The Arizona Trust Code (ATC) has been a work in progress for quite some time. For several years attorneys and lawmakers alike have been working on getting it passed here in Arizona. On January 1, 2004 a version of the Uniform Trust Code (UTC) that was already in place in many other states was passed by Arizona lawmakers and became law. However, this version of the UTC was largely disliked by Arizona attorneys and financial institutions alike and was therefore quickly repealed. After 2004 attorneys and lawmakers focused on specifically addressing the opposition’s misgivings regarding the original wording in the 2004 version. Once the problems with the original code were addressed the ATC was enacted into law and became effective on January 1, 2009.

The purpose of this article is to give a basic knowledge of the new ATC and to specifically hi-light areas that could affect a person’s own Trust documents. However, for personalized advice on specific documents or topics it is recommended that you seek out legal advice.

Notice Requirements

One of the most controversial parts of the 2004 version of the law that was later repealed was the new notice requirements for Trustees. The new law creates a duty for Trustees to report important Trust information to the named beneficiaries of a Trust. In order to protect a beneficiary’s interest in a Trust the Trustee holding the Trust property is required to provide portions of the trust document, inventories and trust accountings to all qualified beneficiaries of the Trust.

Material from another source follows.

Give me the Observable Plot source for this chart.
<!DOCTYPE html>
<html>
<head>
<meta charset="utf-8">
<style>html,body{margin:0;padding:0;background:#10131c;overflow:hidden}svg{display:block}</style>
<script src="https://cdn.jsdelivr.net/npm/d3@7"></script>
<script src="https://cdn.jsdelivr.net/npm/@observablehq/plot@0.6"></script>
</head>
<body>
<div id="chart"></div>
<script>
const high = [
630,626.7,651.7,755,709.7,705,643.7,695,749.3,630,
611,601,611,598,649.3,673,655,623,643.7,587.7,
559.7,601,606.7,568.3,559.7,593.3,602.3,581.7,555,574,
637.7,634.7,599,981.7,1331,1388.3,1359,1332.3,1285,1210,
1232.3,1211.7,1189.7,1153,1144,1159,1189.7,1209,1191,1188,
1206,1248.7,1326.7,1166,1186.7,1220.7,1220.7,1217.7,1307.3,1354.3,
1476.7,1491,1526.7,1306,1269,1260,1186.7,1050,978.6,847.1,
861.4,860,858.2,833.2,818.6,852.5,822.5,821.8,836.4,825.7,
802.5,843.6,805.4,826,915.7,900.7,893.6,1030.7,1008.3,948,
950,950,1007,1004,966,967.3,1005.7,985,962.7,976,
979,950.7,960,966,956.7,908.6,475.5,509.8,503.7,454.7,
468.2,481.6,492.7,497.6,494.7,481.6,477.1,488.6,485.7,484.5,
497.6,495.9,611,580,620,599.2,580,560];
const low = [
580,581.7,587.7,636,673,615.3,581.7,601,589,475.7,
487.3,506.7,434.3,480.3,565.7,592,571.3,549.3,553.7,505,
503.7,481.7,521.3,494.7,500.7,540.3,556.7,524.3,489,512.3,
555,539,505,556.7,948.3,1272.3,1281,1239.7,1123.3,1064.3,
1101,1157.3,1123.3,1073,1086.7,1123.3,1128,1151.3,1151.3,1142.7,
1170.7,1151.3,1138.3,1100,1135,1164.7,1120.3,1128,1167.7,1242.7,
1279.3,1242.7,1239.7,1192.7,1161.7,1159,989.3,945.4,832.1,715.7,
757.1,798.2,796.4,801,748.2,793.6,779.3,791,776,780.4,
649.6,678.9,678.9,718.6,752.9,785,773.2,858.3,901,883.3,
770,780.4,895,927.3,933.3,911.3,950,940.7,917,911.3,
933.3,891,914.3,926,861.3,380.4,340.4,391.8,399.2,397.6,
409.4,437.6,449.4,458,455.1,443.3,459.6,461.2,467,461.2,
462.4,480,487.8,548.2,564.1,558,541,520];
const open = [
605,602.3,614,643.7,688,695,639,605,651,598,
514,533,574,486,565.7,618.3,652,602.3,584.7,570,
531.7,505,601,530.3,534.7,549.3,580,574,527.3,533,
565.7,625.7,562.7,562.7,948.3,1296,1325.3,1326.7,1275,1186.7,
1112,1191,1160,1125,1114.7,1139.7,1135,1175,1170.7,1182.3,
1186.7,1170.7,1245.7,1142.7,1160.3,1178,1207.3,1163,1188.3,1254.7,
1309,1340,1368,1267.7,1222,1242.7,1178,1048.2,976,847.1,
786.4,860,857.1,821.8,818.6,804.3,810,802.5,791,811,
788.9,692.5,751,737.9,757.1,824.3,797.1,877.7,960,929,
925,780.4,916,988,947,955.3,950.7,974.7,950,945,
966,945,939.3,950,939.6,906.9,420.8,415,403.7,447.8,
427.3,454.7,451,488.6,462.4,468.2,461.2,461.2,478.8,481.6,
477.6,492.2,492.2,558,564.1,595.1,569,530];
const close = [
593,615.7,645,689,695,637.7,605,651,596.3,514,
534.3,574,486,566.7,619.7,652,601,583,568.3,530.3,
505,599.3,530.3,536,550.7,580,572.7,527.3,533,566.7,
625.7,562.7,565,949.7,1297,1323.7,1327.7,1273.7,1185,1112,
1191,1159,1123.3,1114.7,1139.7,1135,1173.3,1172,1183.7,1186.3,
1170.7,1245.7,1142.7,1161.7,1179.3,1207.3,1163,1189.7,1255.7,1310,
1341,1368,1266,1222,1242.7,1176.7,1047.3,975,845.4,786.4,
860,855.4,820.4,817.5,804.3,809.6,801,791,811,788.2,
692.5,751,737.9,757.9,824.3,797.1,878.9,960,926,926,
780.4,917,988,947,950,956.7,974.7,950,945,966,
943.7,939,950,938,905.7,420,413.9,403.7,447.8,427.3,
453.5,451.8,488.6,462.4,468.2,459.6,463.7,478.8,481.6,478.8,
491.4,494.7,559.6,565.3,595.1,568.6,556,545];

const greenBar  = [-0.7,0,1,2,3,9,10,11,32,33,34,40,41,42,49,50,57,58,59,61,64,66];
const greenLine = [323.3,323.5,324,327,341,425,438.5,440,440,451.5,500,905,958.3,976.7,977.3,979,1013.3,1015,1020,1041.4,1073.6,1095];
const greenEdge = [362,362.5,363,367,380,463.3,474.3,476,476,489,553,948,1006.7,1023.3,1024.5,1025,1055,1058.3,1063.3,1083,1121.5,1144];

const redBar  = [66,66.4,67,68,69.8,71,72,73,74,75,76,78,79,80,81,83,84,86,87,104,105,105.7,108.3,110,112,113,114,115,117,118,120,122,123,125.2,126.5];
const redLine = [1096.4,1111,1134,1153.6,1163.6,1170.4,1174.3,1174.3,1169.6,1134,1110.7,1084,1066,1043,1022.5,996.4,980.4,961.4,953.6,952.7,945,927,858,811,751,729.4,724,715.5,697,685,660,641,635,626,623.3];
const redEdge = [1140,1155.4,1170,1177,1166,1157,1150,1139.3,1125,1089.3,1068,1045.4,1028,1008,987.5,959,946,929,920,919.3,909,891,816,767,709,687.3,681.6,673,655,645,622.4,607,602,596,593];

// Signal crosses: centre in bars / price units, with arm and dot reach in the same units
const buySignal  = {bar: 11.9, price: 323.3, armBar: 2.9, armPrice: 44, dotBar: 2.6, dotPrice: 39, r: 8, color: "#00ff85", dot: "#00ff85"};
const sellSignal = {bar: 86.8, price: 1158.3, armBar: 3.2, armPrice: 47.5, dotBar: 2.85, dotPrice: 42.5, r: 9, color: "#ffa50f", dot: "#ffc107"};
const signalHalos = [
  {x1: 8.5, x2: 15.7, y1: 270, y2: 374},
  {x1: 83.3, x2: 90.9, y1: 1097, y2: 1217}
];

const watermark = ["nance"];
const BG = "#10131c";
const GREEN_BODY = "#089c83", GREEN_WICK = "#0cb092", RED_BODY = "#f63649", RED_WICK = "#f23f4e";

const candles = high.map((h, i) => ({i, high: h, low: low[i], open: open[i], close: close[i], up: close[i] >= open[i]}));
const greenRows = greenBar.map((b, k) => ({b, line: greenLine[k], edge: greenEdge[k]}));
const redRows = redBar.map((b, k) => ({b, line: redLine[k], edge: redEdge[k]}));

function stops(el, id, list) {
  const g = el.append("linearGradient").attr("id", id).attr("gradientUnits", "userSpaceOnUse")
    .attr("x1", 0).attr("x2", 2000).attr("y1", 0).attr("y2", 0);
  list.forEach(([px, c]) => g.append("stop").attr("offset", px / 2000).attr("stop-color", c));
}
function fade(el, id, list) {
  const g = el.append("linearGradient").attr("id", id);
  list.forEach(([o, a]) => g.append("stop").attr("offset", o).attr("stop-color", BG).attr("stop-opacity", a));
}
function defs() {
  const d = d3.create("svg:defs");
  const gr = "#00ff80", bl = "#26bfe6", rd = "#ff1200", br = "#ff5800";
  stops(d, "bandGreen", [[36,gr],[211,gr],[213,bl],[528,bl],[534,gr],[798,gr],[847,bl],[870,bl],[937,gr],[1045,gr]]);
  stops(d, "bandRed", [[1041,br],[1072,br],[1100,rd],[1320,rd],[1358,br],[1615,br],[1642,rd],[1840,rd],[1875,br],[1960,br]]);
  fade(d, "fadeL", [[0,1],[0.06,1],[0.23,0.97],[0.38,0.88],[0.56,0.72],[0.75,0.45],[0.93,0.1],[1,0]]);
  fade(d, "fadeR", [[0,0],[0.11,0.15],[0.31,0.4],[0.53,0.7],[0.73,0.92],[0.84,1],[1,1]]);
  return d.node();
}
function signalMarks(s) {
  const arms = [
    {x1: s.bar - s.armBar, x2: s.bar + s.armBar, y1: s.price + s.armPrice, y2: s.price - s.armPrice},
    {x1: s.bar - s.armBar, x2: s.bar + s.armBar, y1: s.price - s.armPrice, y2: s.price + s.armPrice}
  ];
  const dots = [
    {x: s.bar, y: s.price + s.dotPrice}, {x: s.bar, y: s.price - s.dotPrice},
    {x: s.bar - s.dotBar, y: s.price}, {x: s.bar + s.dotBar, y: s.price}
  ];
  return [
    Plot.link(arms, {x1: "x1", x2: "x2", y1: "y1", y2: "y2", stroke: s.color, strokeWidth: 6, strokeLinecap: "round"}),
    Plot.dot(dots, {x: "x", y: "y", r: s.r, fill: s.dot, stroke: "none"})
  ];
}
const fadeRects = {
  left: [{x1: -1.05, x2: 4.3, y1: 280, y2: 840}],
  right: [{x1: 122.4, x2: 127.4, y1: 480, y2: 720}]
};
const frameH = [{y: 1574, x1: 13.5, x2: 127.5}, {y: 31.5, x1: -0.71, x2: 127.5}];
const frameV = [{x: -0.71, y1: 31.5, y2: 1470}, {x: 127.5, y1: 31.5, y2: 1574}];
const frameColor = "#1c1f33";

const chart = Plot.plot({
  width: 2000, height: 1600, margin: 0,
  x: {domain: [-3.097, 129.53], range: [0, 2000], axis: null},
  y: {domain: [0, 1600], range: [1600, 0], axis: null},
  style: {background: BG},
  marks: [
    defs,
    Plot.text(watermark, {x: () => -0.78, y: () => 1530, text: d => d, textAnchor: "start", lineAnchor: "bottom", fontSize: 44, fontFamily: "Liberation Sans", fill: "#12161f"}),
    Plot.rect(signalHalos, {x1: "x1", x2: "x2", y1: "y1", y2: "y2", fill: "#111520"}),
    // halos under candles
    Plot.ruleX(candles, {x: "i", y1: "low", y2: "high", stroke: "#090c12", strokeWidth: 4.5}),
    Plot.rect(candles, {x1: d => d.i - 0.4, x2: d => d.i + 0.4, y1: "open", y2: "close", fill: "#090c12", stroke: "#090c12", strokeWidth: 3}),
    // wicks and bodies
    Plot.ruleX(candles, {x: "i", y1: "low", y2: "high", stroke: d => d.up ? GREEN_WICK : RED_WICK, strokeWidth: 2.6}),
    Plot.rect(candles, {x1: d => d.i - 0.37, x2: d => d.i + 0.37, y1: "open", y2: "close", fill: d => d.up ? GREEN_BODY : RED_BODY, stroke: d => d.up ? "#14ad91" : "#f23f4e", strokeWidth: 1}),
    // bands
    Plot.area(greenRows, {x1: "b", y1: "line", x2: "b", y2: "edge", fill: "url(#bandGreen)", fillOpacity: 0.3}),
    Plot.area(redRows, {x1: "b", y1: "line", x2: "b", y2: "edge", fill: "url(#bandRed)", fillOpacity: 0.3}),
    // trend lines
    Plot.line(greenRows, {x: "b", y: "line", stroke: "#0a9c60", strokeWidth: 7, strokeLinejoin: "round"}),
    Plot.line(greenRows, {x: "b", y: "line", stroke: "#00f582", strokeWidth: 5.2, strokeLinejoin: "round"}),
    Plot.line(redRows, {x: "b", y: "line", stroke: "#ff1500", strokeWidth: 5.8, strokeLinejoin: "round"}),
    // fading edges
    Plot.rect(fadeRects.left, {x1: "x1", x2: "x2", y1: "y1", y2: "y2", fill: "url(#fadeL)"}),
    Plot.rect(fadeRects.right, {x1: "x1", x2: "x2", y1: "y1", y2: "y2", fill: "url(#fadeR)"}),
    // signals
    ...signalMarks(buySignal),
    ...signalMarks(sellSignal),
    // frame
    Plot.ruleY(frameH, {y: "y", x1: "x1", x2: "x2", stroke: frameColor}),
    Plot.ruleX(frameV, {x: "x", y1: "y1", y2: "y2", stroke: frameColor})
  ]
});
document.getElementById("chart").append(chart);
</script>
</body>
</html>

Part of the compromise that happened between the 2004 and 2009 versions of the rules were: 1) a trustor of a trust has the option to opt-out of these notice requirements under A.R.S. § 14-10105; and 2) a qualified beneficiary is required to be over 25 years of age to request such notice under A.R.S. § 14-10105(B)(8). When opting out of these notice requirements the trustor must specifically mention that the notice requirements are not meant to apply in the current document. There is however an exception in the rules where even if there is opt-out language in the Trust a beneficiary can still receive trust information but only in the event the trust is an irrevocable trust. Under the exception the qualified beneficiaries are still allowed notice of certain information upon the direct request of a qualified beneficiary. The age limit mentioned above came as a result of trying to protect younger beneficiaries from knowing about their expected inheritances to soon. There is always a fear of a child altering career and educational goals if they know of a large inheritance they are going to receive.

Creditor and Spendthrift Issues

There is a common misconception with the public that a revocable living trust offers the trustor’s estate creditor protection from their individual creditors while they are alive. While this type of trust contains provisions dealing with creditors, or so-called “spendthrift” provisions, these protections under a revocable living trust are solely for the trustor’s beneficiaries who would take the money after the trustor’s death. The previous rules were limited in that only in certain circumstances a trustee could protect a beneficiary’s inheritance from that beneficiary’s creditors. The ATC greatly expands the power of a trustor to protect his/her beneficiaries from their own creditors.

The ATC now provides under A.R.S. § 14-10501 that a trustee cannot be forced by a beneficiary’s creditors to pay out a portion of the beneficiary’s inheritance or be held liable for distributions made according to a discretionary distribution provision or spendthrift provision. In order to create a valid spendthrift provision under the ATC there is specific language that must be added to the trust. One other particularly helpful provision in A.R.S. § 14-10506 allows a trustee to delay even mandatory distributions to beneficiaries in order to protect their interests from creditors. This would allow a trustee to hold on to a beneficiary’s inheritance for an unspecified amount of time in order to avoid that beneficiary’s creditors. There are several other rules that expanded creditor protection to Special Needs Trusts, “Crummy” trusts, Irrevocable Life Insurance Trusts and trusts created for businesses.

Other topics

It is impossible to provide explanations of all changes brought about by the ATC. I have tried to limit my discussion to topics of interest to a person who is drafting a new trust or wanting to update their existing trust to take advantage of the new ATC. Below you will find some of the other topics that I wanted to mention in this article but not go into great detail.

  • The ATC allows a court to look deeper at the intent of a trust document which means that more elaborative descriptions of a trustor’s intentions now have a place in a person’s trust.
  • Alternative Dispute Resolution is now encouraged by the ATC so a trustor can require disputes to be handled by other means such as mediation or arbitration rather than having matters settled in court.
  • Certificates of Trust can now be used more frequently as an alternative to providing a full copy of the Trust to financial institutions. This serves to limit the amount of personal information given to financial institutions.
  • Unitrust provisions are now more acceptable under the ATC. These provisions allow a beneficiary receiving an income stream from a Trust to receive a fixed income from the trust instead of the much more common practice of receiving all income earned by the trust during the period.